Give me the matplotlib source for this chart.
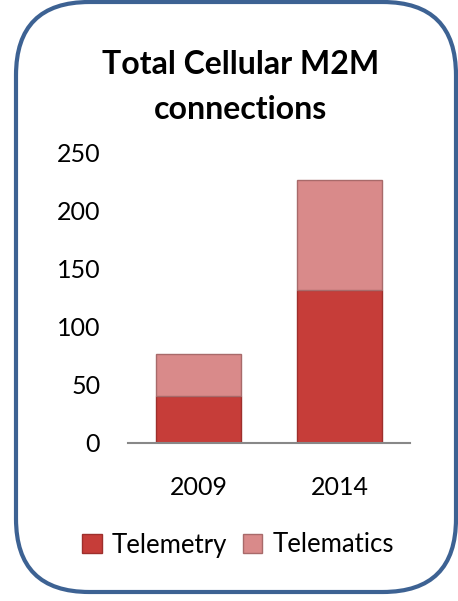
import matplotlib
matplotlib.use("Agg")
import matplotlib.pyplot as plt
from matplotlib.patches import FancyBboxPatch
import numpy as np

categories = ["2009", "2014"]
telemetry = [40, 132]
telematics = [36, 95]
series_names = ["Telemetry", "Telematics"]
yticks = [0, 50, 100, 150, 200, 250]

plt.rcParams['font.family'] = ['Lato', 'DejaVu Sans']

W, H = 458, 601
fig = plt.figure(figsize=(W / 100, H / 100), dpi=100)

# rounded border
border = FancyBboxPatch((16 / W, 9 / H), (456 - 16) / W, (599 - 9) / H,
                        boxstyle="round,pad=0,rounding_size=0.16",
                        transform=fig.transFigure, fill=False,
                        edgecolor="#3d6293", linewidth=3, mutation_aspect=W / H)
fig.patches.append(border)

ax = fig.add_axes([128 / W, 1 - 442.5 / H, (410 - 128) / W, (442.5 - 153) / H])
x = np.arange(len(categories))
c1, c2 = "#c63d39", "#d98a8a"
ax.bar(x, telemetry, width=0.6, color=c1, edgecolor="#9e2f2c", linewidth=1, label=series_names[0])
ax.bar(x, telematics, width=0.6, bottom=telemetry, color=c2, edgecolor="#a86a6a", linewidth=1,
       label=series_names[1])

ax.set_xlim(-0.5, 1.5)
ax.set_ylim(0, 250)
ax.set_yticks(yticks)
ax.set_xticks(x)
ax.set_xticklabels(categories)
for s in ["top", "right", "left"]:
    ax.spines[s].set_visible(False)
ax.spines["bottom"].set_color("#888888")
ax.spines["bottom"].set_linewidth(1.5)
ax.tick_params(axis="y", length=0, pad=20, labelsize=18)
ax.tick_params(axis="x", length=0, pad=24, labelsize=18)

fig.text(241 / W, 1 - 65 / H, "Total Cellular M2M", ha="center", va="center",
         fontsize=23, fontweight="bold")
fig.text(241 / W, 1 - 109 / H, "connections", ha="center", va="center",
         fontsize=23, fontweight="bold")

leg = fig.legend(loc="center", bbox_to_anchor=(238 / W, 1 - 545 / H), ncol=2, frameon=False,
                 fontsize=18.5, handlelength=0.75, handleheight=0.75, handletextpad=0.4,
                 columnspacing=0.6)

fig.savefig("out.png", dpi=100)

• • • • • • •

- Short exercise: The lines from the top of the data above through the one holding "fig.patches.append(border)" are to be repeated exactly, and only those, with no pictures.

- The output:
Give me the matplotlib source for this chart.
import matplotlib
matplotlib.use("Agg")
import matplotlib.pyplot as plt
from matplotlib.patches import FancyBboxPatch
import numpy as np

categories = ["2009", "2014"]
telemetry = [40, 132]
telematics = [36, 95]
series_names = ["Telemetry", "Telematics"]
yticks = [0, 50, 100, 150, 200, 250]

plt.rcParams['font.family'] = ['Lato', 'DejaVu Sans']

W, H = 458, 601
fig = plt.figure(figsize=(W / 100, H / 100), dpi=100)

# rounded border
border = FancyBboxPatch((16 / W, 9 / H), (456 - 16) / W, (599 - 9) / H,
                        boxstyle="round,pad=0,rounding_size=0.16",
                        transform=fig.transFigure, fill=False,
                        edgecolor="#3d6293", linewidth=3, mutation_aspect=W / H)
fig.patches.append(border)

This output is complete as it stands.